Gregory Cochran has said we used to have heroes of achievement, now we have heroes of suffering. It’s as if we turned on a historical dime from a mostly Hellenic to perversely Christian culture. Note how even the spandex heroes in the movies must suffer, from pangs of conscience, from abuse, from repression, from childhood trauma, from the oppressive nature of their gifts.

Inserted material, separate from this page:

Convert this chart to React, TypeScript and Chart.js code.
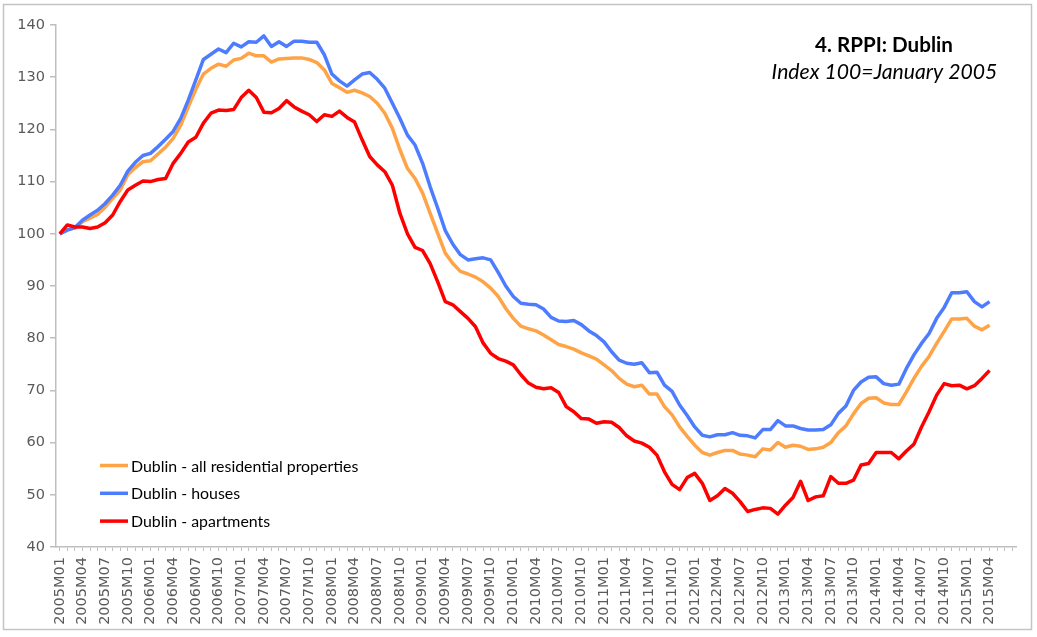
import React, { useEffect, useRef } from 'react';
import { Chart, registerables } from 'chart.js';

Chart.register(...registerables);

// Monthly categories 2005M01 .. 2015M07 (last category has no data, as in the source axis)
const FIRST_YEAR = 2005;
const LAST_YEAR = 2015;
const LAST_MONTH_OF_LAST_YEAR = 7;
const categories: string[] = [];
for (let y = FIRST_YEAR; y <= LAST_YEAR; y++) {
  for (let m = 1; m <= 12; m++) {
    if (y === LAST_YEAR && m > LAST_MONTH_OF_LAST_YEAR) break;
    categories.push(`${y}M${String(m).padStart(2, '0')}`);
  }
}
const LABEL_EVERY = 3;
const LAST_LABELLED_INDEX = 123; // 2015M04

const allResidential: number[] = [
  100.0, 100.8, 101.1, 102.3, 103.0, 103.7, 105.1, 106.8, 108.4, 111.3, 112.7, 113.8,
  114.0, 115.3, 116.6, 118.3, 120.8, 124.3, 127.7, 130.6, 131.7, 132.5, 132.1, 133.3,
  133.6, 134.6, 134.1, 134.1, 132.9, 133.5, 133.6, 133.7, 133.7, 133.4, 132.8, 131.4,
  128.8, 128.0, 127.1, 127.5, 127.0, 126.3, 125.0, 123.1, 120.2, 116.1, 112.5, 110.6,
  107.8, 103.9, 100.1, 96.3, 94.3, 92.8, 92.3, 91.7, 90.8, 89.6, 88.0, 85.7,
  83.8, 82.3, 81.8, 81.4, 80.6, 79.7, 78.8, 78.4, 77.9, 77.2, 76.6, 76.0,
  74.9, 73.8, 72.3, 71.2, 70.7, 71.0, 69.3, 69.3, 66.9, 65.3, 63.0, 61.2,
  59.5, 58.1, 57.6, 58.1, 58.5, 58.5, 57.8, 57.6, 57.3, 58.8, 58.6, 60.0,
  59.1, 59.5, 59.3, 58.7, 58.8, 59.1, 60.0, 61.9, 63.2, 65.5, 67.5, 68.5,
  68.6, 67.6, 67.3, 67.3, 69.7, 72.3, 74.6, 76.5, 79.0, 81.3, 83.7, 83.7,
  83.8, 82.3, 81.6, 82.5,
];

const houses: number[] = [
  100.0, 100.7, 101.2, 102.6, 103.6, 104.5, 105.8, 107.4, 109.3, 112.0, 113.7, 115.0,
  115.4, 116.7, 118.1, 119.6, 122.1, 125.6, 129.5, 133.4, 134.4, 135.4, 134.7, 136.5,
  135.8, 136.8, 136.7, 137.9, 135.9, 136.8, 135.9, 136.9, 136.9, 136.7, 136.7, 134.3,
  130.6, 129.3, 128.3, 129.5, 130.6, 130.9, 129.6, 127.9, 125.0, 122.1, 118.9, 117.0,
  113.5, 109.0, 104.9, 100.6, 98.0, 96.0, 95.0, 95.2, 95.4, 95.0, 92.6, 90.0,
  88.0, 86.7, 86.5, 86.4, 85.6, 84.0, 83.3, 83.2, 83.4, 82.6, 81.4, 80.5,
  79.3, 77.4, 75.8, 75.2, 75.0, 75.3, 73.4, 73.5, 71.0, 69.8, 67.2, 65.2,
  63.0, 61.4, 61.1, 61.5, 61.5, 61.9, 61.4, 61.3, 60.9, 62.5, 62.5, 64.2,
  63.2, 63.2, 62.7, 62.4, 62.4, 62.5, 63.4, 65.6, 67.0, 70.0, 71.6, 72.5,
  72.6, 71.3, 71.0, 71.2, 74.2, 76.8, 79.0, 80.9, 83.8, 85.9, 88.7, 88.7,
  88.9, 87.0, 86.0, 87.0,
];

const apartments: number[] = [
  100.0, 101.7, 101.3, 101.3, 101.0, 101.3, 102.1, 103.6, 106.2, 108.4, 109.3, 110.1,
  110.0, 110.4, 110.6, 113.5, 115.4, 117.6, 118.5, 121.2, 123.1, 123.7, 123.6, 123.8,
  126.1, 127.5, 126.1, 123.3, 123.2, 124.0, 125.5, 124.3, 123.5, 122.8, 121.5, 122.8,
  122.5, 123.5, 122.3, 121.4, 118.0, 114.8, 113.2, 111.9, 109.3, 103.9, 100.0, 97.4,
  96.8, 94.3, 90.8, 87.0, 86.4, 85.1, 83.8, 82.2, 79.1, 77.1, 76.1, 75.6,
  74.9, 73.0, 71.4, 70.6, 70.3, 70.5, 69.6, 66.9, 65.9, 64.6, 64.5, 63.7,
  64.0, 63.9, 62.9, 61.3, 60.3, 59.9, 59.1, 57.6, 54.4, 52.0, 51.0, 53.3,
  54.1, 52.2, 48.9, 49.8, 51.2, 50.3, 48.7, 46.8, 47.2, 47.5, 47.4, 46.3,
  48.0, 49.5, 52.6, 48.9, 49.6, 49.8, 53.5, 52.2, 52.2, 52.8, 55.7, 56.0,
  58.1, 58.1, 58.1, 56.9, 58.4, 59.7, 63.0, 65.9, 69.1, 71.3, 70.9, 71.0,
  70.3, 70.9, 72.3, 73.8,
];

const seriesLabels = [
  'Dublin - all residential properties',
  'Dublin - houses',
  'Dublin - apartments',
];
const seriesColors = ['#ffa347', '#4d7cff', '#ff0000'];

const titleText = '4. RPPI: Dublin';
const subtitleText = 'Index 100=January 2005';

const Y_MIN = 40;
const Y_MAX = 140;
const Y_STEP = 10;

const TICK_FONT = { family: '"DejaVu Sans", Verdana, sans-serif', size: 14.5 };
const TICK_COLOR = '#5a5a5a';
const AXIS_COLOR = '#bfbfbf';
const TEXT_FONT = 'Lato, "Open Sans", sans-serif';

const framePlugin = {
  id: 'frame',
  beforeDraw(chart: any) {
    const { ctx, width, height } = chart;
    ctx.save();
    ctx.fillStyle = '#ffffff';
    ctx.fillRect(0, 0, width, height);
    ctx.strokeStyle = '#c4c4c4';
    ctx.lineWidth = 1.5;
    ctx.strokeRect(3.5, 4.5, 1028, 625);
    ctx.restore();
  },
};

const overlayPlugin = {
  id: 'overlay',
  afterDraw(chart: any) {
    const { ctx } = chart;
    ctx.save();
    // Title
    ctx.fillStyle = '#000000';
    ctx.textAlign = 'center';
    ctx.textBaseline = 'alphabetic';
    ctx.font = `bold 20.6px ${TEXT_FONT}`;
    ctx.fillText(titleText, 884, 51.5);
    ctx.font = `italic 21.2px ${TEXT_FONT}`;
    ctx.fillText(subtitleText, 884.5, 78.5);
    // Legend
    const ds = chart.data.datasets;
    ctx.textAlign = 'left';
    ctx.font = `15.9px ${TEXT_FONT}`;
    for (let k = 0; k < ds.length; k++) {
      const y = 465.5 + k * 27.8;
      ctx.strokeStyle = ds[k].borderColor;
      ctx.lineWidth = 3.5;
      ctx.lineCap = 'butt';
      ctx.beginPath();
      ctx.moveTo(100, y);
      ctx.lineTo(128, y);
      ctx.stroke();
      ctx.fillStyle = '#000000';
      ctx.fillText(ds[k].label, 131, y + 6);
    }
    ctx.restore();
  },
};

export default function App() {
  const canvasRef = useRef<HTMLCanvasElement | null>(null);

  useEffect(() => {
    const canvas = canvasRef.current;
    if (!canvas) return;
    const seriesData = [allResidential, houses, apartments];
    const chart = new Chart(canvas, {
      type: 'line',
      data: {
        labels: categories,
        datasets: seriesData.map((d, k) => ({
          label: seriesLabels[k],
          data: d,
          borderColor: seriesColors[k],
          backgroundColor: seriesColors[k],
          borderWidth: 3.5,
          pointRadius: 0,
          pointHoverRadius: 0,
          tension: 0,
          fill: false,
          borderJoinStyle: 'round' as const,
          order: 3 - k,
        })),
      },
      options: {
        animation: false,
        responsive: false,
        layout: { padding: { left: 0, top: 25, right: 21, bottom: 0 } },
        plugins: {
          legend: { display: false },
          title: { display: false },
          tooltip: { enabled: false },
        },
        scales: {
          x: {
            type: 'category',
            offset: true,
            grid: {
              display: true,
              drawOnChartArea: false,
              drawTicks: true,
              tickLength: 4,
              color: AXIS_COLOR,
              lineWidth: 1,
              offset: false,
            },
            border: { display: true, color: AXIS_COLOR, width: 1.5 },
            ticks: {
              autoSkip: false,
              maxRotation: 90,
              minRotation: 90,
              padding: 6,
              color: TICK_COLOR,
              font: TICK_FONT,
              callback: (_v: any, i: number) =>
                i % LABEL_EVERY === 0 && i <= LAST_LABELLED_INDEX ? categories[i] : '',
            },
            afterFit: (s: any) => {
              s.height = 90;
            },
          },
          y: {
            min: Y_MIN,
            max: Y_MAX,
            ticks: {
              stepSize: Y_STEP,
              padding: 5,
              color: TICK_COLOR,
              font: TICK_FONT,
            },
            grid: {
              drawOnChartArea: false,
              drawTicks: true,
              tickLength: 6,
              color: AXIS_COLOR,
              lineWidth: 1.5,
            },
            border: { display: true, color: AXIS_COLOR, width: 1.5 },
            afterFit: (s: any) => {
              s.width = 56;
            },
          },
        },
      },
      plugins: [framePlugin, overlayPlugin],
    } as any);
    return () => chart.destroy();
  }, []);

  return (
    <div style={{ position: 'absolute', left: 0, top: 0, width: 1037, height: 637, background: '#fff' }}>
      <canvas ref={canvasRef} width={1037} height={637} style={{ display: 'block', width: 1037, height: 637 }} />
    </div>
  );
}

Comic book heroes don’t seem to be replacing the genuine historical heroes for us, but replacing the very idea of heroism. Kids don’t emulate these characters; even the very young now are too sophisticated not to view them with jaded understanding. The beauty of this product for those who seem determined to cram it down our throats for eternity, is precisely the absurdity of the characters and their unreal nature; they are not an affront to a slacker like me. We live in the age of affront, and minorities taking offense at more and pettier things is maybe just part of that; the individual takes more and more as an affront, and there is no greater affront than another’s superiority.

Teddy Roosevelt actually did amazing things. Emulating such characters isn’t easy. Emulating Captain Marvel means you dress the role for Halloween.

Comic book heroes serve a purpose, deliberately or not: they are here to destroy heroism. That could be seen as very beneficial to a powerful elite invested in a docile and distracted populace.